Vinete - (or egg plant) Romanians use egg plant to make salate de vinete and zacuzca as well as other dishes. You can always smell when someone is roasting egg plant - it has an amazing deep, dark aroma like tabacco.

Ardei Iute - (or hot peppers!!!) YIKES! I'm addicted! You can buy them by the kilo- can you imagine eating a kilo (2.2 lbs) of hot peppers! I just buy the little bunches of 8-10 for for about $0.30. I like to spice up my tomato sauces, make salsa or throw them into beans!


Ardei - (peppers)- I buy them by the kilo! I love especially dark green peppers. I eat tons of them!










Paprika (paprikas) is a spice made from peppers- it can be both spicy (cayenne) or sweet (dulce)











Then I see my lady or rather she spots me out first! She is convinced I am from Odorhei... and probably half the market is convinced that I am also from Odorhei - which is a Hungarian town 40km from Sighisoara. I keep saying "sunt din Statele Unite." But she doesn't understand at all. Often, I come to the market and the vendors reading correctly that I'm not Romanian start speaking to me in Hungarian with a secret glint in their eye saying - it's okay to speak Hungarian, we're Hungarian too. So they speak to me in Hungarian and I speak to them in Romanian.

This is my lady who sees me every time I am in the piata and yells out to me - "Sera mana dominsoara!" Then we chat a little, she convinces me that there are "foarte bun morcovi" and I compulsorily buy a kilo of carrots - even if I don't want a kilo of carrots. It only costs me about $0.50 but I have to carry that kilo of carrots home! Still, I like that she remembers me and wants to say hello everytime I am there.

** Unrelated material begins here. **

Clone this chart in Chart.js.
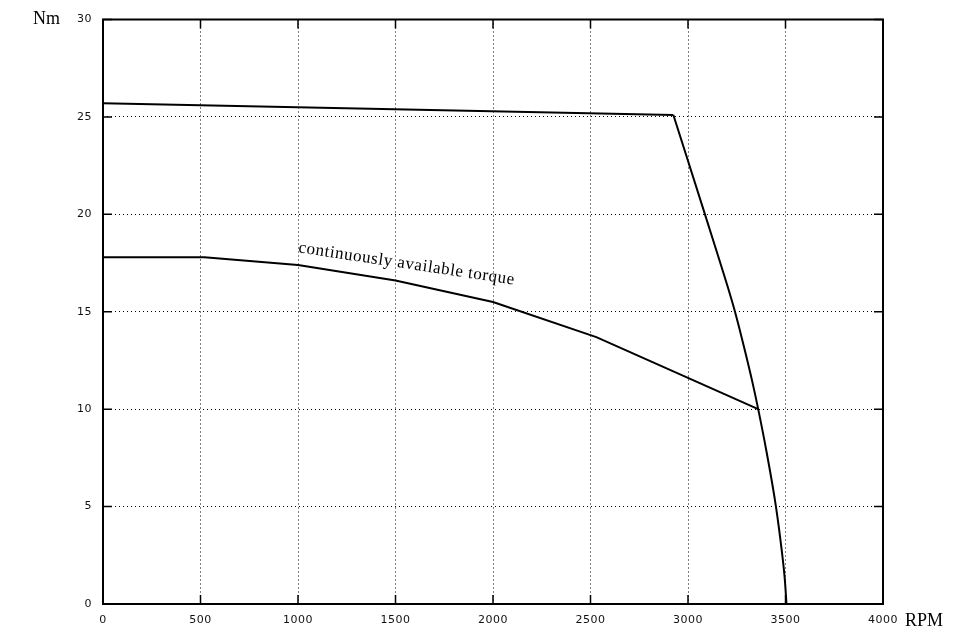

Some other things I also don't buy but just find them to be fascinating and odd include the dried herbs and flowers. People sell all kinds of homemade products like honey, jarred picked peppers, fruit syrups, etc...

At the end of my shopping, I usually stop by the flower sellers who have cheerful bouquets of assorted flowers from their gardens.

1 Comments:

At 1:16 PM, Blogger fishbrow said...

Haha, lovely story about the market. It's weird they took you for a Hungarian though, you don't speak with that kind of accent.